## Data records
((
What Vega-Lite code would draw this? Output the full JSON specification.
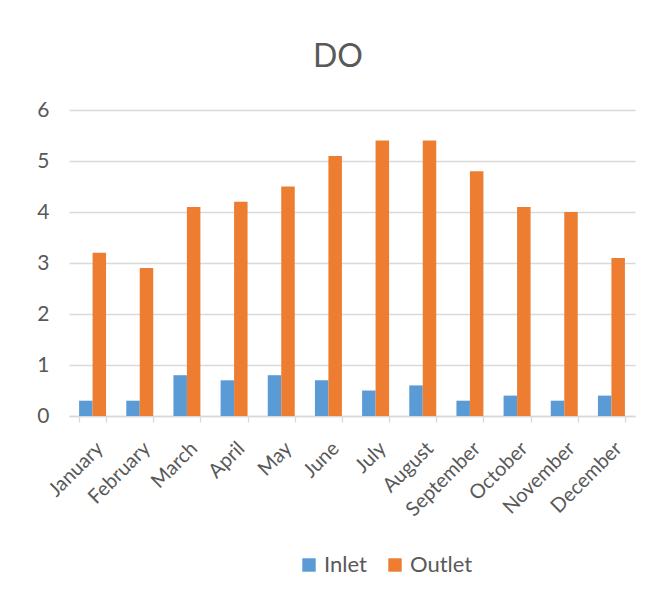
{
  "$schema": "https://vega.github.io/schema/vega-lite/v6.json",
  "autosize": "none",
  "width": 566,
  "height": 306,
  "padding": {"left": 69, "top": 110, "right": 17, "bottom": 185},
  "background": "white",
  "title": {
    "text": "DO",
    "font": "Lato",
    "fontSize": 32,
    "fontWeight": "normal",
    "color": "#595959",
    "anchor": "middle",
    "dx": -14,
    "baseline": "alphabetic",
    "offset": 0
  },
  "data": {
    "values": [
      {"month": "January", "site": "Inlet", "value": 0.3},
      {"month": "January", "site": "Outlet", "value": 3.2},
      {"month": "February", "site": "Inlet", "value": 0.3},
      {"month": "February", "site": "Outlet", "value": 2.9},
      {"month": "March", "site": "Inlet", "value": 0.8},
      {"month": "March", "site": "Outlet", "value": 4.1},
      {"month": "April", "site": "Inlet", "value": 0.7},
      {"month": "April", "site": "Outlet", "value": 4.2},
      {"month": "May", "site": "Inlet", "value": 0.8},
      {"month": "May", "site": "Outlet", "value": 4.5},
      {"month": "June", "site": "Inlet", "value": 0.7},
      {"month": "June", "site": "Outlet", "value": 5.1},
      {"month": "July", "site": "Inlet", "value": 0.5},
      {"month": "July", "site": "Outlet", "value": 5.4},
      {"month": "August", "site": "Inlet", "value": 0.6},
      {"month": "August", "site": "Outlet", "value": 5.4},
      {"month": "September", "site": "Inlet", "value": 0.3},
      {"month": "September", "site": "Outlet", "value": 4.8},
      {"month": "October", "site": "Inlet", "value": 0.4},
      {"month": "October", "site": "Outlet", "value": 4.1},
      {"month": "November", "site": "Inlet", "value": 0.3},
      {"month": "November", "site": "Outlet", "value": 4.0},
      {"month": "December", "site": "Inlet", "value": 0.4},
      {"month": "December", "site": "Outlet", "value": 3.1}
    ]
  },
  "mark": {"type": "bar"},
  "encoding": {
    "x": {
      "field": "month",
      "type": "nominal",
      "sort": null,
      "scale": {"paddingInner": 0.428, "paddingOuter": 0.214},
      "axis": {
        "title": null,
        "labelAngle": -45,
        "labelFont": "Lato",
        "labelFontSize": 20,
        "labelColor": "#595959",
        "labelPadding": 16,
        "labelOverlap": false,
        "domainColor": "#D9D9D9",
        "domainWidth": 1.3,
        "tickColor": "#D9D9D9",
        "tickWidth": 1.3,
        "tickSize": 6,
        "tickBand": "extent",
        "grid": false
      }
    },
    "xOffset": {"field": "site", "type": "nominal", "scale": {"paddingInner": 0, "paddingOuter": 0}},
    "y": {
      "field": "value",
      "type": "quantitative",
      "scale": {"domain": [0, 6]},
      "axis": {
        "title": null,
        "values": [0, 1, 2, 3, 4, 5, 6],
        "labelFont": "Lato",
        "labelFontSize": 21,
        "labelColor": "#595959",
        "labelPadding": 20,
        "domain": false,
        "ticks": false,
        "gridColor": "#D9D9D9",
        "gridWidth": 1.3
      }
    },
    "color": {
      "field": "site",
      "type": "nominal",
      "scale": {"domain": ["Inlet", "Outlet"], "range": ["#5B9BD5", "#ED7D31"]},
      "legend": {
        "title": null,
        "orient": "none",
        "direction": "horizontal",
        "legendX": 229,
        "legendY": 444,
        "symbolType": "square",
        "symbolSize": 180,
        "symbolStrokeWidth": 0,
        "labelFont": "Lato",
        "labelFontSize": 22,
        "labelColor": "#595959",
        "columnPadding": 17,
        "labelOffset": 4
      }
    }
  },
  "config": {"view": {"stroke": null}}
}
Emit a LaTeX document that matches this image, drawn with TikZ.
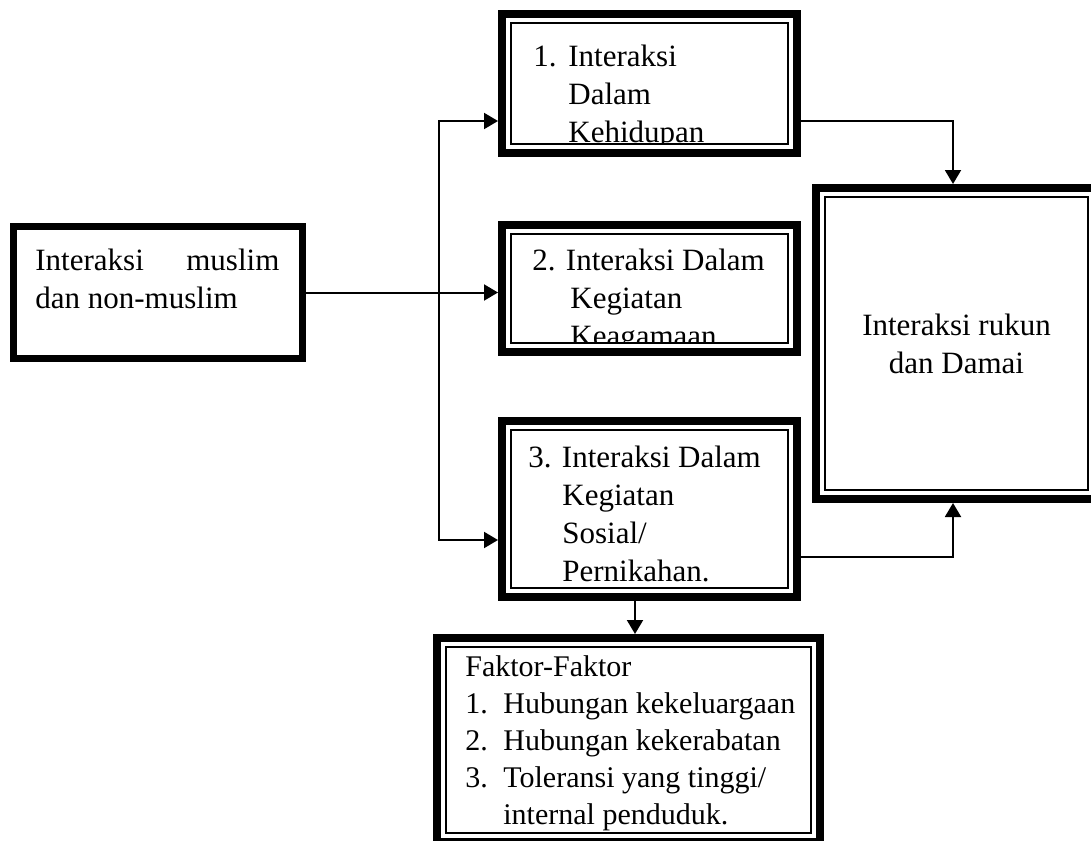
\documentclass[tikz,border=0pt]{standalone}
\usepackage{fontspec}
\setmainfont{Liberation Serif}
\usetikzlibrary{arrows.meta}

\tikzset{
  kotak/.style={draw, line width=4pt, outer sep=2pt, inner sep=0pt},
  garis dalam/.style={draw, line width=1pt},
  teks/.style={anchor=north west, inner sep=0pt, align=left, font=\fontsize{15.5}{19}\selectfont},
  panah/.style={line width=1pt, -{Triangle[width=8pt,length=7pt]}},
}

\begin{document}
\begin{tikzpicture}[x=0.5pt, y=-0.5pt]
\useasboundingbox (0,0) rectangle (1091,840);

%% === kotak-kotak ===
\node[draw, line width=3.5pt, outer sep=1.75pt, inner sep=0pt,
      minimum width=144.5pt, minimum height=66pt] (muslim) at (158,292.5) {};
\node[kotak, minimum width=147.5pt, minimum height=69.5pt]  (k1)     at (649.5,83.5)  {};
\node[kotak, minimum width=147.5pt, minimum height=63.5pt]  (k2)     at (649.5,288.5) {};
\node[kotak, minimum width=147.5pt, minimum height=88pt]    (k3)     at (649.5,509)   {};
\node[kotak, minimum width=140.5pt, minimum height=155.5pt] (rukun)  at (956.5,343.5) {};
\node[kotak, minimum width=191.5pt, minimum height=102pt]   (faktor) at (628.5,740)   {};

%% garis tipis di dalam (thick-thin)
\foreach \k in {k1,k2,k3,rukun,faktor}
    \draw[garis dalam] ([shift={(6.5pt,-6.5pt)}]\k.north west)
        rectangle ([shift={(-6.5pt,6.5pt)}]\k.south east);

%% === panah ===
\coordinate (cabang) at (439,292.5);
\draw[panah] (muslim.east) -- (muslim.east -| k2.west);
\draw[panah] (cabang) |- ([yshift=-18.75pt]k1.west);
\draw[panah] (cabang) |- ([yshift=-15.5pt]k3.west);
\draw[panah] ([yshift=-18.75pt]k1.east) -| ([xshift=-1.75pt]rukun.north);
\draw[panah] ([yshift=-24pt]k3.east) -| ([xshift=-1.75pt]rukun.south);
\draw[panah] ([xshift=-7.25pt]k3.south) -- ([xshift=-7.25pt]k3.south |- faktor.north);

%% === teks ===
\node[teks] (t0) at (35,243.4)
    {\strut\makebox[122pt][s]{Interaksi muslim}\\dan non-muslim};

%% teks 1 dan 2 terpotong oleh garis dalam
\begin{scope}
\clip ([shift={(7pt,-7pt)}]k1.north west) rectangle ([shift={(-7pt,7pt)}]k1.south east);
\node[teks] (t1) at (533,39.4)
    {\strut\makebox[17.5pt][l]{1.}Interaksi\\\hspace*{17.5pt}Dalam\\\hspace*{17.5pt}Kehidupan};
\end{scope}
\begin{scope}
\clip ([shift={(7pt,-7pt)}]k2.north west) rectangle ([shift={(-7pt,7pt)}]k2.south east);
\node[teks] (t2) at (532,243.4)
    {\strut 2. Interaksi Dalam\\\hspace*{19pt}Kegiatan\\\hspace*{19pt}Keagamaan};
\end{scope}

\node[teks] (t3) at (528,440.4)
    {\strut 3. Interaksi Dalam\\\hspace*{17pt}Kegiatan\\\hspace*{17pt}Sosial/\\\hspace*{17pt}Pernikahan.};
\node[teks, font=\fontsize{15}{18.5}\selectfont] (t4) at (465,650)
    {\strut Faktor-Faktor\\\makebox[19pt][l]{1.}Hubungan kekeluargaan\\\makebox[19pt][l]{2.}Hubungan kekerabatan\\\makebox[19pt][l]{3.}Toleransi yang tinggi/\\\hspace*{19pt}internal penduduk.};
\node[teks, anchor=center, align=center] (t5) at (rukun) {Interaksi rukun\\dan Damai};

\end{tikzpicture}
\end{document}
))
Pictures in the records must not appear in the copy; transcribe everything else precisely.

What Vega-Lite code would draw this? Output the full JSON specification.
{
  "$schema": "https://vega.github.io/schema/vega-lite/v6.json",
  "autosize": "none",
  "width": 566,
  "height": 306,
  "padding": {"left": 69, "top": 110, "right": 17, "bottom": 185},
  "background": "white",
  "title": {
    "text": "DO",
    "font": "Lato",
    "fontSize": 32,
    "fontWeight": "normal",
    "color": "#595959",
    "anchor": "middle",
    "dx": -14,
    "baseline": "alphabetic",
    "offset": 0
  },
  "data": {
    "values": [
      {"month": "January", "site": "Inlet", "value": 0.3},
      {"month": "January", "site": "Outlet", "value": 3.2},
      {"month": "February", "site": "Inlet", "value": 0.3},
      {"month": "February", "site": "Outlet", "value": 2.9},
      {"month": "March", "site": "Inlet", "value": 0.8},
      {"month": "March", "site": "Outlet", "value": 4.1},
      {"month": "April", "site": "Inlet", "value": 0.7},
      {"month": "April", "site": "Outlet", "value": 4.2},
      {"month": "May", "site": "Inlet", "value": 0.8},
      {"month": "May", "site": "Outlet", "value": 4.5},
      {"month": "June", "site": "Inlet", "value": 0.7},
      {"month": "June", "site": "Outlet", "value": 5.1},
      {"month": "July", "site": "Inlet", "value": 0.5},
      {"month": "July", "site": "Outlet", "value": 5.4},
      {"month": "August", "site": "Inlet", "value": 0.6},
      {"month": "August", "site": "Outlet", "value": 5.4},
      {"month": "September", "site": "Inlet", "value": 0.3},
      {"month": "September", "site": "Outlet", "value": 4.8},
      {"month": "October", "site": "Inlet", "value": 0.4},
      {"month": "October", "site": "Outlet", "value": 4.1},
      {"month": "November", "site": "Inlet", "value": 0.3},
      {"month": "November", "site": "Outlet", "value": 4.0},
      {"month": "December", "site": "Inlet", "value": 0.4},
      {"month": "December", "site": "Outlet", "value": 3.1}
    ]
  },
  "mark": {"type": "bar"},
  "encoding": {
    "x": {
      "field": "month",
      "type": "nominal",
      "sort": null,
      "scale": {"paddingInner": 0.428, "paddingOuter": 0.214},
      "axis": {
        "title": null,
        "labelAngle": -45,
        "labelFont": "Lato",
        "labelFontSize": 20,
        "labelColor": "#595959",
        "labelPadding": 16,
        "labelOverlap": false,
        "domainColor": "#D9D9D9",
        "domainWidth": 1.3,
        "tickColor": "#D9D9D9",
        "tickWidth": 1.3,
        "tickSize": 6,
        "tickBand": "extent",
        "grid": false
      }
    },
    "xOffset": {"field": "site", "type": "nominal", "scale": {"paddingInner": 0, "paddingOuter": 0}},
    "y": {
      "field": "value",
      "type": "quantitative",
      "scale": {"domain": [0, 6]},
      "axis": {
        "title": null,
        "values": [0, 1, 2, 3, 4, 5, 6],
        "labelFont": "Lato",
        "labelFontSize": 21,
        "labelColor": "#595959",
        "labelPadding": 20,
        "domain": false,
        "ticks": false,
        "gridColor": "#D9D9D9",
        "gridWidth": 1.3
      }
    },
    "color": {
      "field": "site",
      "type": "nominal",
      "scale": {"domain": ["Inlet", "Outlet"], "range": ["#5B9BD5", "#ED7D31"]},
      "legend": {
        "title": null,
        "orient": "none",
        "direction": "horizontal",
        "legendX": 229,
        "legendY": 444,
        "symbolType": "square",
        "symbolSize": 180,
        "symbolStrokeWidth": 0,
        "labelFont": "Lato",
        "labelFontSize": 22,
        "labelColor": "#595959",
        "columnPadding": 17,
        "labelOffset": 4
      }
    }
  },
  "config": {"view": {"stroke": null}}
}
Emit a LaTeX document that matches this image, drawn with TikZ.
\documentclass[tikz,border=0pt]{standalone}
\usepackage{fontspec}
\setmainfont{Liberation Serif}
\usetikzlibrary{arrows.meta}

\tikzset{
  kotak/.style={draw, line width=4pt, outer sep=2pt, inner sep=0pt},
  garis dalam/.style={draw, line width=1pt},
  teks/.style={anchor=north west, inner sep=0pt, align=left, font=\fontsize{15.5}{19}\selectfont},
  panah/.style={line width=1pt, -{Triangle[width=8pt,length=7pt]}},
}

\begin{document}
\begin{tikzpicture}[x=0.5pt, y=-0.5pt]
\useasboundingbox (0,0) rectangle (1091,840);

%% === kotak-kotak ===
\node[draw, line width=3.5pt, outer sep=1.75pt, inner sep=0pt,
      minimum width=144.5pt, minimum height=66pt] (muslim) at (158,292.5) {};
\node[kotak, minimum width=147.5pt, minimum height=69.5pt]  (k1)     at (649.5,83.5)  {};
\node[kotak, minimum width=147.5pt, minimum height=63.5pt]  (k2)     at (649.5,288.5) {};
\node[kotak, minimum width=147.5pt, minimum height=88pt]    (k3)     at (649.5,509)   {};
\node[kotak, minimum width=140.5pt, minimum height=155.5pt] (rukun)  at (956.5,343.5) {};
\node[kotak, minimum width=191.5pt, minimum height=102pt]   (faktor) at (628.5,740)   {};

%% garis tipis di dalam (thick-thin)
\foreach \k in {k1,k2,k3,rukun,faktor}
    \draw[garis dalam] ([shift={(6.5pt,-6.5pt)}]\k.north west)
        rectangle ([shift={(-6.5pt,6.5pt)}]\k.south east);

%% === panah ===
\coordinate (cabang) at (439,292.5);
\draw[panah] (muslim.east) -- (muslim.east -| k2.west);
\draw[panah] (cabang) |- ([yshift=-18.75pt]k1.west);
\draw[panah] (cabang) |- ([yshift=-15.5pt]k3.west);
\draw[panah] ([yshift=-18.75pt]k1.east) -| ([xshift=-1.75pt]rukun.north);
\draw[panah] ([yshift=-24pt]k3.east) -| ([xshift=-1.75pt]rukun.south);
\draw[panah] ([xshift=-7.25pt]k3.south) -- ([xshift=-7.25pt]k3.south |- faktor.north);

%% === teks ===
\node[teks] (t0) at (35,243.4)
    {\strut\makebox[122pt][s]{Interaksi muslim}\\dan non-muslim};

%% teks 1 dan 2 terpotong oleh garis dalam
\begin{scope}
\clip ([shift={(7pt,-7pt)}]k1.north west) rectangle ([shift={(-7pt,7pt)}]k1.south east);
\node[teks] (t1) at (533,39.4)
    {\strut\makebox[17.5pt][l]{1.}Interaksi\\\hspace*{17.5pt}Dalam\\\hspace*{17.5pt}Kehidupan};
\end{scope}
\begin{scope}
\clip ([shift={(7pt,-7pt)}]k2.north west) rectangle ([shift={(-7pt,7pt)}]k2.south east);
\node[teks] (t2) at (532,243.4)
    {\strut 2. Interaksi Dalam\\\hspace*{19pt}Kegiatan\\\hspace*{19pt}Keagamaan};
\end{scope}

\node[teks] (t3) at (528,440.4)
    {\strut 3. Interaksi Dalam\\\hspace*{17pt}Kegiatan\\\hspace*{17pt}Sosial/\\\hspace*{17pt}Pernikahan.};
\node[teks, font=\fontsize{15}{18.5}\selectfont] (t4) at (465,650)
    {\strut Faktor-Faktor\\\makebox[19pt][l]{1.}Hubungan kekeluargaan\\\makebox[19pt][l]{2.}Hubungan kekerabatan\\\makebox[19pt][l]{3.}Toleransi yang tinggi/\\\hspace*{19pt}internal penduduk.};
\node[teks, anchor=center, align=center] (t5) at (rukun) {Interaksi rukun\\dan Damai};

\end{tikzpicture}
\end{document}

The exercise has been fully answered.